# EXERCISE
Leave out the pictures; transcribe all else exactly.
"""
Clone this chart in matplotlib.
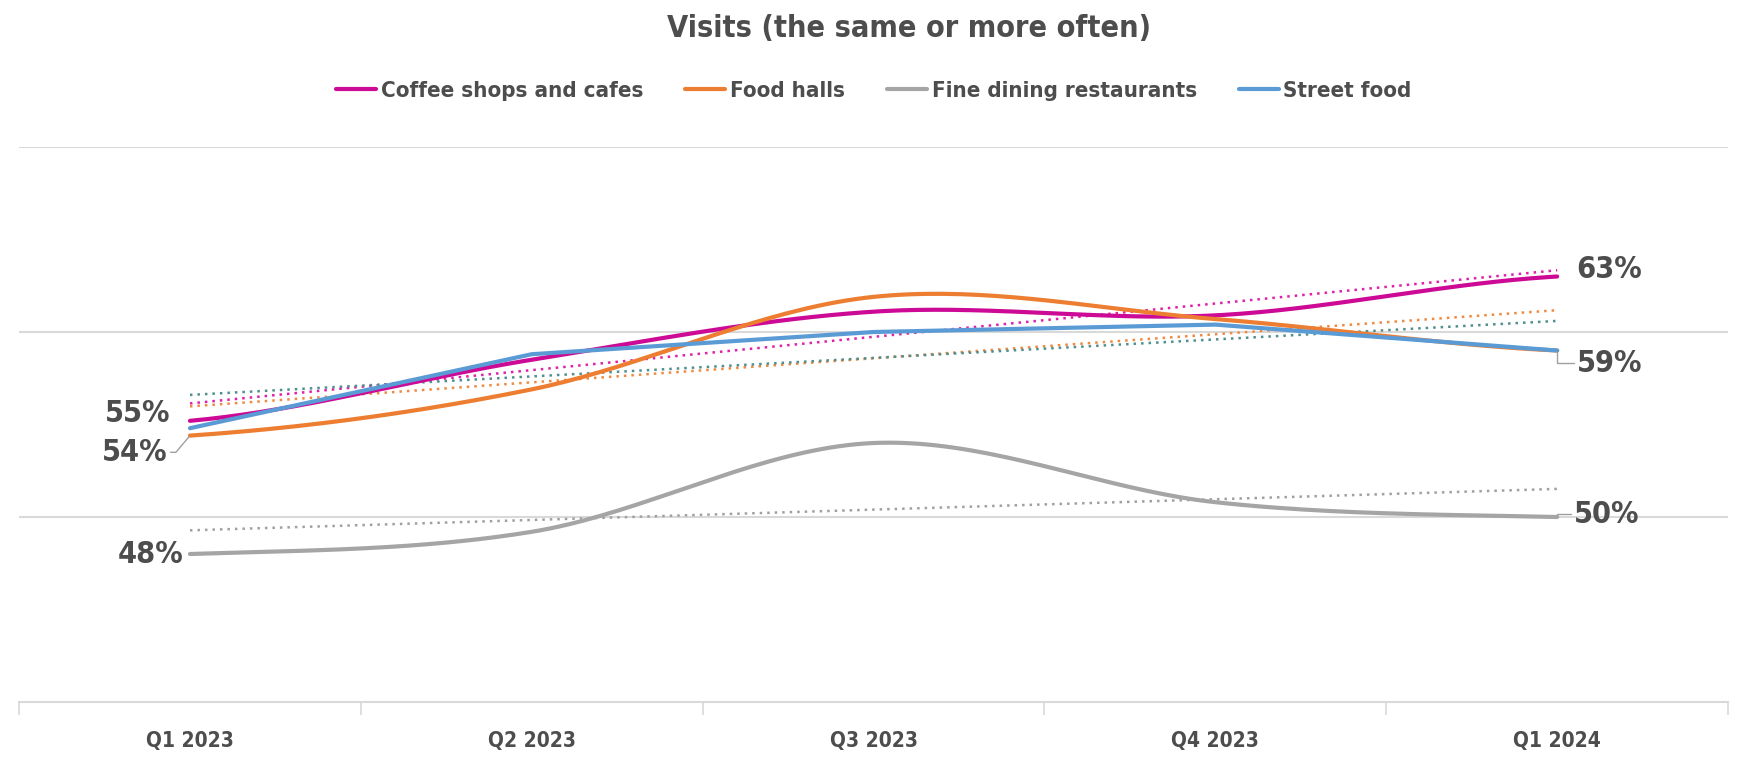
import numpy as np
import matplotlib
matplotlib.use("Agg")
import matplotlib.pyplot as plt

# data (% visiting the same or more often)
quarters = ["Q1 2023", "Q2 2023", "Q3 2023", "Q4 2023", "Q1 2024"]
coffee = [55.2, 58.5, 61.1, 60.9, 63.0]
food_halls = [54.4, 56.9, 61.9, 60.7, 59.0]
fine_dining = [48.0, 49.2, 54.0, 50.8, 50.0]
street_food = [54.8, 58.8, 60.0, 60.4, 59.0]

names = ["Coffee shops and cafes", "Food halls", "Fine dining restaurants", "Street food"]
colors = ["#CC0A96", "#ED7D31", "#A5A5A5", "#5B9BD5"]
trend_colors = ["#E020A8", "#F08A40", "#A0A0A0", "#4F8F8F"]
smooth = [True, True, True, False]

plt.rcParams['font.family'] = ['DejaVu Sans']
plt.rcParams['font.stretch'] = 'condensed'
txt = "#4D4D4D"


# excel-like smoothing (catmull-rom through the points)
def catmull(x, y, n=40):
    x = np.asarray(x, float)
    y = np.asarray(y, float)
    p = np.concatenate([[y[0]], y, [y[-1]]])
    xs, ys = [], []
    for i in range(len(y) - 1):
        t = np.linspace(0, 1, n)
        p0, p1, p2, p3 = p[i], p[i + 1], p[i + 2], p[i + 3]
        seg = 0.5 * ((2 * p1) + (-p0 + p2) * t + (2 * p0 - 5 * p1 + 4 * p2 - p3) * t ** 2
                     + (-p0 + 3 * p1 - 3 * p2 + p3) * t ** 3)
        xs.append(x[i] + t * (x[i + 1] - x[i]))
        ys.append(seg)
    return np.concatenate(xs), np.concatenate(ys)


fig = plt.figure(figsize=(17.48, 7.59), dpi=100)
ax = fig.add_axes([0.0109, 0.0751, 0.9777, 0.7312])

x = np.arange(len(quarters))
series = [coffee, food_halls, fine_dining, street_food]

for vals, name, c, tc, sm in zip(series, names, colors, trend_colors, smooth):
    if sm:
        sx, sy = catmull(x, vals)
    else:
        sx, sy = x, np.asarray(vals)
    ax.plot(sx, sy, color=c, lw=3.0, label=name, solid_capstyle='round', zorder=3)
    k, b = np.polyfit(x, vals, 1)
    ax.plot(x, k * x + b, color=tc, lw=1.8, linestyle=(0, (1, 2)), zorder=2)

ax.set_xlim(-0.5, 4.5)
ax.set_ylim(40, 70)
ax.set_yticks([50, 60, 70])
ax.yaxis.grid(True, color="#D9D9D9", lw=1.5)
ax.tick_params(axis='y', length=0, labelleft=False)
ax.set_axisbelow(True)
for s in ["top", "left", "right"]:
    ax.spines[s].set_visible(False)
ax.spines["bottom"].set_color("#D9D9D9")
ax.spines["bottom"].set_linewidth(1.5)

ax.set_xticks(np.arange(-0.5, 5, 1.0))
ax.set_xticklabels([])
ax.tick_params(axis='x', which='major', length=9, width=1.2, color="#D9D9D9")
ax.set_xticks(x, minor=True)
ax.set_xticklabels(quarters, minor=True, fontsize=15, fontweight='bold', color=txt)
ax.tick_params(axis='x', which='minor', length=0, pad=21)

# end labels
lab_kw = dict(fontsize=22, fontweight='bold', color=txt, va='center')
ax.annotate("55%", (0, coffee[0]), xytext=(-14, 5), textcoords='offset points', ha='right', **lab_kw)
ax.annotate("54%", (0, food_halls[0]), xytext=(-16, -12), textcoords='offset points', ha='right',
            arrowprops=dict(arrowstyle='-', color='#A0A0A0', lw=1, shrinkA=0, shrinkB=1,
                            connectionstyle='angle,angleA=0,angleB=50,rad=0'), **lab_kw)
ax.annotate("48%", (0, fine_dining[0]), xytext=(-5, 0), textcoords='offset points', ha='right', **lab_kw)
ax.annotate("63%", (4, coffee[-1]), xytext=(14, 5), textcoords='offset points', ha='left', **lab_kw)
ax.annotate("59%", (4, street_food[-1]), xytext=(14, -9), textcoords='offset points', ha='left',
            arrowprops=dict(arrowstyle='-', color='#A0A0A0', lw=1, shrinkA=0, shrinkB=1,
                            connectionstyle='angle,angleA=0,angleB=90,rad=0'), **lab_kw)
ax.annotate("50%", (4, fine_dining[-1]), xytext=(12, 2), textcoords='offset points', ha='left',
            arrowprops=dict(arrowstyle='-', color='#A0A0A0', lw=1, shrinkA=0, shrinkB=1,
                            connectionstyle='angle,angleA=0,angleB=90,rad=0'), **lab_kw)

fig.text(0.52, 0.963, "Visits (the same or more often)", ha='center', va='center',
         fontsize=22, fontweight='bold', color=txt)
fig.legend(loc='center', bbox_to_anchor=(0.5, 0.88), ncol=4, frameon=False,
           handlelength=1.8, handletextpad=0.2, columnspacing=1.9,
           prop=dict(size=16, weight='bold', stretch='condensed'), labelcolor=txt)

fig.savefig("out.png", dpi=100)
"""
# OUTPUT FOR THIS TASK
Clone this chart in matplotlib.
import numpy as np
import matplotlib
matplotlib.use("Agg")
import matplotlib.pyplot as plt

# data (% visiting the same or more often)
quarters = ["Q1 2023", "Q2 2023", "Q3 2023", "Q4 2023", "Q1 2024"]
coffee = [55.2, 58.5, 61.1, 60.9, 63.0]
food_halls = [54.4, 56.9, 61.9, 60.7, 59.0]
fine_dining = [48.0, 49.2, 54.0, 50.8, 50.0]
street_food = [54.8, 58.8, 60.0, 60.4, 59.0]

names = ["Coffee shops and cafes", "Food halls", "Fine dining restaurants", "Street food"]
colors = ["#CC0A96", "#ED7D31", "#A5A5A5", "#5B9BD5"]
trend_colors = ["#E020A8", "#F08A40", "#A0A0A0", "#4F8F8F"]
smooth = [True, True, True, False]

plt.rcParams['font.family'] = ['DejaVu Sans']
plt.rcParams['font.stretch'] = 'condensed'
txt = "#4D4D4D"


# excel-like smoothing (catmull-rom through the points)
def catmull(x, y, n=40):
    x = np.asarray(x, float)
    y = np.asarray(y, float)
    p = np.concatenate([[y[0]], y, [y[-1]]])
    xs, ys = [], []
    for i in range(len(y) - 1):
        t = np.linspace(0, 1, n)
        p0, p1, p2, p3 = p[i], p[i + 1], p[i + 2], p[i + 3]
        seg = 0.5 * ((2 * p1) + (-p0 + p2) * t + (2 * p0 - 5 * p1 + 4 * p2 - p3) * t ** 2
                     + (-p0 + 3 * p1 - 3 * p2 + p3) * t ** 3)
        xs.append(x[i] + t * (x[i + 1] - x[i]))
        ys.append(seg)
    return np.concatenate(xs), np.concatenate(ys)


fig = plt.figure(figsize=(17.48, 7.59), dpi=100)
ax = fig.add_axes([0.0109, 0.0751, 0.9777, 0.7312])

x = np.arange(len(quarters))
series = [coffee, food_halls, fine_dining, street_food]

for vals, name, c, tc, sm in zip(series, names, colors, trend_colors, smooth):
    if sm:
        sx, sy = catmull(x, vals)
    else:
        sx, sy = x, np.asarray(vals)
    ax.plot(sx, sy, color=c, lw=3.0, label=name, solid_capstyle='round', zorder=3)
    k, b = np.polyfit(x, vals, 1)
    ax.plot(x, k * x + b, color=tc, lw=1.8, linestyle=(0, (1, 2)), zorder=2)

ax.set_xlim(-0.5, 4.5)
ax.set_ylim(40, 70)
ax.set_yticks([50, 60, 70])
ax.yaxis.grid(True, color="#D9D9D9", lw=1.5)
ax.tick_params(axis='y', length=0, labelleft=False)
ax.set_axisbelow(True)
for s in ["top", "left", "right"]:
    ax.spines[s].set_visible(False)
ax.spines["bottom"].set_color("#D9D9D9")
ax.spines["bottom"].set_linewidth(1.5)

ax.set_xticks(np.arange(-0.5, 5, 1.0))
ax.set_xticklabels([])
ax.tick_params(axis='x', which='major', length=9, width=1.2, color="#D9D9D9")
ax.set_xticks(x, minor=True)
ax.set_xticklabels(quarters, minor=True, fontsize=15, fontweight='bold', color=txt)
ax.tick_params(axis='x', which='minor', length=0, pad=21)

# end labels
lab_kw = dict(fontsize=22, fontweight='bold', color=txt, va='center')
ax.annotate("55%", (0, coffee[0]), xytext=(-14, 5), textcoords='offset points', ha='right', **lab_kw)
ax.annotate("54%", (0, food_halls[0]), xytext=(-16, -12), textcoords='offset points', ha='right',
            arrowprops=dict(arrowstyle='-', color='#A0A0A0', lw=1, shrinkA=0, shrinkB=1,
                            connectionstyle='angle,angleA=0,angleB=50,rad=0'), **lab_kw)
ax.annotate("48%", (0, fine_dining[0]), xytext=(-5, 0), textcoords='offset points', ha='right', **lab_kw)
ax.annotate("63%", (4, coffee[-1]), xytext=(14, 5), textcoords='offset points', ha='left', **lab_kw)
ax.annotate("59%", (4, street_food[-1]), xytext=(14, -9), textcoords='offset points', ha='left',
            arrowprops=dict(arrowstyle='-', color='#A0A0A0', lw=1, shrinkA=0, shrinkB=1,
                            connectionstyle='angle,angleA=0,angleB=90,rad=0'), **lab_kw)
ax.annotate("50%", (4, fine_dining[-1]), xytext=(12, 2), textcoords='offset points', ha='left',
            arrowprops=dict(arrowstyle='-', color='#A0A0A0', lw=1, shrinkA=0, shrinkB=1,
                            connectionstyle='angle,angleA=0,angleB=90,rad=0'), **lab_kw)

fig.text(0.52, 0.963, "Visits (the same or more often)", ha='center', va='center',
         fontsize=22, fontweight='bold', color=txt)
fig.legend(loc='center', bbox_to_anchor=(0.5, 0.88), ncol=4, frameon=False,
           handlelength=1.8, handletextpad=0.2, columnspacing=1.9,
           prop=dict(size=16, weight='bold', stretch='condensed'), labelcolor=txt)

fig.savefig("out.png", dpi=100)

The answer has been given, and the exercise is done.